Was jedoch so stutzig macht und Putins Kritiker sofort an eine gut durchdachte Inszenierung im Dienste der für kommenden Sonntag angesetzten Präsidentschaftswahlen denken ließ, ist die Art und Weise, wie die Anschlagspläne nun den Weg an die Öffentlichkeit fanden. Zu offensichtlich scheint alles der höheren Lobpreisung Putins untergeordnet.

Aber immerhin: Wer glaubt, auf solche Tricks angewiesen zu sein, muss bereits vom Virus des Selbstzweifels befallen sein. Das wäre dann doch noch eine gute Nachricht für all die kritischen Bürger im Land des Autokraten, die in den vergangenen Monaten immer wieder auf die Straßen gegangen sind, um gegen die politischen Zustände zu protestieren.

Der Westen dagegen kann - unabhängig von der nicht ganz unwesentlichen Tatsache, dass es keinen aussichtsreichen Gegenkandidaten gibt - ganz gut mit einem neuerlichen Einzug Putins in den Kreml leben. Stabile Verhältnisse: Das war immer schon das, was Europa und die USA am meisten in diesem transkontinentalen Riesenreich anstrebten. Auch wenn dies Abstriche bei den demokratischen Standards bedeutet, denen der Westen ansonsten so gerne das Wort redet. Tatsache ist: Russland ist zu groß und rohstoffreich, um Prinzipien das Ruder zu überlassen.
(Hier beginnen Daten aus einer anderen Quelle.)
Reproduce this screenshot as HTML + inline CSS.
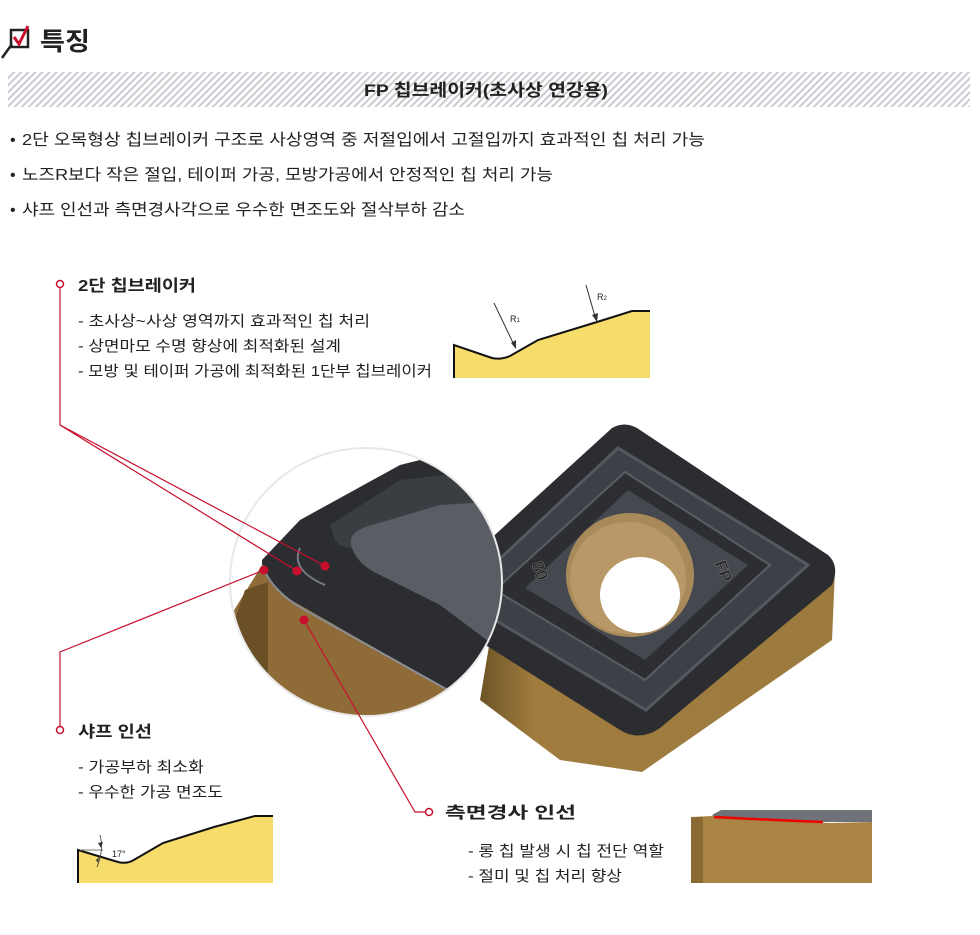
<!DOCTYPE html>
<html><head><meta charset="utf-8"><style>
html,body{margin:0;padding:0;background:#fff;}
svg{display:block;}
text{font-family:"Liberation Sans","Noto Sans CJK KR",sans-serif;fill:#222;}
</style></head><body>
<svg width="980" height="935" viewBox="0 0 980 935" xmlns="http://www.w3.org/2000/svg">
<defs>
<pattern id="hatch" width="5" height="5" patternUnits="userSpaceOnUse" patternTransform="rotate(45)">
<rect width="5" height="5" fill="#fff"/><rect width="2" height="5" fill="#c9ccd1"/>
</pattern>
<linearGradient id="gold" x1="0" y1="0" x2="1" y2="0">
<stop offset="0" stop-color="#6d5426"/><stop offset="0.15" stop-color="#a07c3e"/><stop offset="1" stop-color="#9c7a3e"/>
</linearGradient>
<clipPath id="circ"><ellipse cx="366" cy="582" rx="136" ry="134"/></clipPath>
</defs>

<!-- header -->
<path d="M2 58 L12 44" stroke="#222" stroke-width="2.5"/>
<rect x="11" y="30" width="17" height="17" fill="none" stroke="#222" stroke-width="2.5"/>
<path d="M14 37 L19 44 L28 26" stroke="#c8102e" stroke-width="3" fill="none"/>
<text x="40" y="50" font-size="25" font-weight="bold" textLength="50" lengthAdjust="spacingAndGlyphs">특징</text>

<rect x="8" y="72" width="962" height="35" fill="url(#hatch)"/>
<text x="364" y="96" font-size="17" font-weight="bold" textLength="244" lengthAdjust="spacingAndGlyphs">FP 칩브레이커(초사상 연강용)</text>

<text x="10" y="145" font-size="16">•</text>
<text x="22" y="145" font-size="16" textLength="683" lengthAdjust="spacingAndGlyphs">2단 오목형상 칩브레이커 구조로 사상영역 중 저절입에서 고절입까지 효과적인 칩 처리 가능</text>
<text x="10" y="180" font-size="16">•</text>
<text x="22" y="180" font-size="16" textLength="531" lengthAdjust="spacingAndGlyphs">노즈R보다 작은 절입, 테이퍼 가공, 모방가공에서 안정적인 칩 처리 가능</text>
<text x="10" y="215" font-size="16">•</text>
<text x="22" y="215" font-size="16" textLength="443" lengthAdjust="spacingAndGlyphs">샤프 인선과 측면경사각으로 우수한 면조도와 절삭부하 감소</text>

<!-- section 1 -->
<text x="78" y="291" font-size="16" font-weight="bold" textLength="118" lengthAdjust="spacingAndGlyphs">2단 칩브레이커</text>
<text x="78" y="326" font-size="15" fill="#333" textLength="292" lengthAdjust="spacingAndGlyphs">- 초사상~사상 영역까지 효과적인 칩 처리</text>
<text x="78" y="351" font-size="15" fill="#333" textLength="263" lengthAdjust="spacingAndGlyphs">- 상면마모 수명 향상에 최적화된 설계</text>
<text x="78" y="376" font-size="15" fill="#333" textLength="354" lengthAdjust="spacingAndGlyphs">- 모방 및 테이퍼 가공에 최적화된 1단부 칩브레이커</text>

<!-- profile 1 -->
<path d="M454 345 L492 358 Q500 360 510 356 L538 340 L597 322 L632 311 L650 311 L650 378 L454 378 Z" fill="#f6dc6a"/>
<path d="M454 378 L454 345 L492 358 Q500 360 510 356 L538 340 L597 322 L632 311 L650 311" fill="none" stroke="#111" stroke-width="2"/>
<path d="M494 303 L515 347" stroke="#333" stroke-width="1"/><path d="M511 343 L516 349 L516 340 Z" fill="#333"/>
<path d="M586 285 L596 320" stroke="#333" stroke-width="1"/><path d="M592 315 L597 322 L598 313 Z" fill="#333"/>
<text x="510" y="322" font-size="9" fill="#444">R<tspan font-size="6">1</tspan></text>
<text x="597" y="300" font-size="9" fill="#444">R<tspan font-size="6">2</tspan></text>

<!-- insert (main) -->
<path d="M835 570 L832 640 L642 772 L560 760 L480 700 L490 640 Z" fill="url(#gold)"/>
<path d="M612 428 Q626 420 640 430 L828 555 Q840 566 832 585 L660 728 Q640 742 620 730 L430 610 Q420 600 440 585 Z" fill="#2b2d31"/>
<path d="M618 448 L808 565 L646 710 L458 598 Z" fill="#3d4046" stroke="#55585e" stroke-width="3"/>
<path d="M625 472 L770 565 L645 680 L495 590 Z" fill="#2c2e32" stroke="#5a5d63" stroke-width="2"/>
<path d="M628 490 L748 565 L645 660 L525 588 Z" fill="#45484e"/>
<ellipse cx="630" cy="575" rx="64" ry="62" fill="#a88a5a"/>
<ellipse cx="628" cy="578" rx="58" ry="56" fill="#b89866"/>
<ellipse cx="640" cy="595" rx="40" ry="38" fill="#fff"/>
<text x="700" y="567" font-size="17" font-weight="bold" fill="#1d1e20" stroke="#777" stroke-width="0.6" transform="rotate(70 710 575)">FP</text>
<text x="520" y="570" font-size="17" font-weight="bold" fill="#1d1e20" stroke="#777" stroke-width="0.6" transform="rotate(70 530 575)">80</text>

<!-- magnifier circle -->
<g clip-path="url(#circ)">
<rect x="225" y="440" width="290" height="290" fill="#fff"/>
<path d="M262 560 L300 520 L400 465 L440 455 L520 450 L520 745 L262 745 Z" fill="#2b2d31"/>
<path d="M228 620 L262 565 Q268 590 300 605 L500 720 L500 745 L228 745 Z" fill="#8f6c37"/>
<path d="M228 640 L245 590 L268 582 L268 745 L228 745 Z" fill="#6a4f27"/>
<path d="M330 525 L400 480 L470 472 L520 480 L520 560 L480 555 L420 545 L370 550 Q340 550 335 540 Z" fill="#3a3d42"/>
<path d="M352 548 Q345 532 372 525 L440 505 L520 500 L520 660 L500 650 L440 605 L380 575 Q358 565 352 548 Z" fill="#5a5d63"/>
<path d="M262 565 Q272 592 305 610 L505 722" fill="none" stroke="#8a8d92" stroke-width="2"/>
<path d="M300 548 Q290 570 325 585" fill="none" stroke="#777a80" stroke-width="2"/>
</g>
<ellipse cx="366" cy="582" rx="136" ry="134" fill="none" stroke="#e8e8e8" stroke-width="2"/>

<!-- callout lines -->
<g stroke="#c8102e" stroke-width="1.2" fill="none">
<path d="M60 288 L60 425 L325 566"/>
<path d="M60 425 L297 571"/>
<path d="M60 726 L60 652 L264 570"/>
<path d="M304 620 L415 812 L425 812"/>
</g>
<g fill="#c8102e">
<circle cx="325" cy="566" r="4.5"/><circle cx="297" cy="571" r="4.5"/>
<circle cx="264" cy="570" r="4.5"/><circle cx="304" cy="620" r="4.5"/>
</g>
<g fill="#fff" stroke="#c8102e" stroke-width="1.5">
<circle cx="60" cy="284" r="3.5"/><circle cx="60" cy="730" r="3.5"/><circle cx="429" cy="812" r="3.5"/>
</g>

<!-- section 2 -->
<text x="78" y="737" font-size="16" font-weight="bold" textLength="74" lengthAdjust="spacingAndGlyphs">샤프 인선</text>
<text x="78" y="772" font-size="15" fill="#333" textLength="126" lengthAdjust="spacingAndGlyphs">- 가공부하 최소화</text>
<text x="78" y="797" font-size="15" fill="#333" textLength="145" lengthAdjust="spacingAndGlyphs">- 우수한 가공 면조도</text>

<path d="M78 850 L118 862 Q125 864 132 861 L163 843 L214 827 L255 816 L273 816 L273 883 L78 883 Z" fill="#f6dc6a"/>
<path d="M78 883 L78 850 L118 862 Q125 864 132 861 L163 843 L214 827 L255 816 L273 816" fill="none" stroke="#111" stroke-width="2"/>
<path d="M80 850 L103 850" stroke="#777" stroke-width="1"/>
<path d="M100 835 Q104 850 97 867" fill="none" stroke="#333" stroke-width="0.8"/>
<path d="M98 843 L101 848 L103 842 Z M96 860 L99 857 L98 863 Z" fill="#333"/>
<text x="112" y="857" font-size="9" fill="#444">17°</text>

<!-- section 3 -->
<text x="445" y="818" font-size="16" font-weight="bold" textLength="131" lengthAdjust="spacingAndGlyphs">측면경사 인선</text>
<text x="468" y="856" font-size="15" fill="#333" textLength="196" lengthAdjust="spacingAndGlyphs">- 롱 칩 발생 시 칩 전단 역할</text>
<text x="468" y="881" font-size="15" fill="#333" textLength="154" lengthAdjust="spacingAndGlyphs">- 절미 및 칩 처리 향상</text>

<path d="M712 815 L721 810 L872 810 L872 822 L720 822 Z" fill="#6f7278"/>
<path d="M691 817 L712 816 L760 820 L830 823 L872 822 L872 883 L691 883 Z" fill="#a98444"/>
<rect x="691" y="817" width="12" height="66" fill="#8a6a33"/>
<path d="M714 817 Q770 820 823 822" stroke="#e00" stroke-width="2.5" fill="none"/>
</svg>
</body></html>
Das ist nicht einmal zynisch gemeint, es entspricht schlicht den politischen, strategischen und ökonomischen Realitäten.

Die russischen Eliten sind sich ihrer neu gewonnenen Bedeutung durchaus bewusst, auch wenn diese vorwiegend auf den wackligen Beinen der volatilen Rohstoffmärkte steht. Es wäre wünschenswert, wenn auch die Repräsentanten demokratischer Staaten mit einem ähnlich ausgeprägten Selbstbewusstsein aufträten. An der Zusammenarbeit führt ohnehin kein Weg vorbei. Aber das wissen ohnehin alle.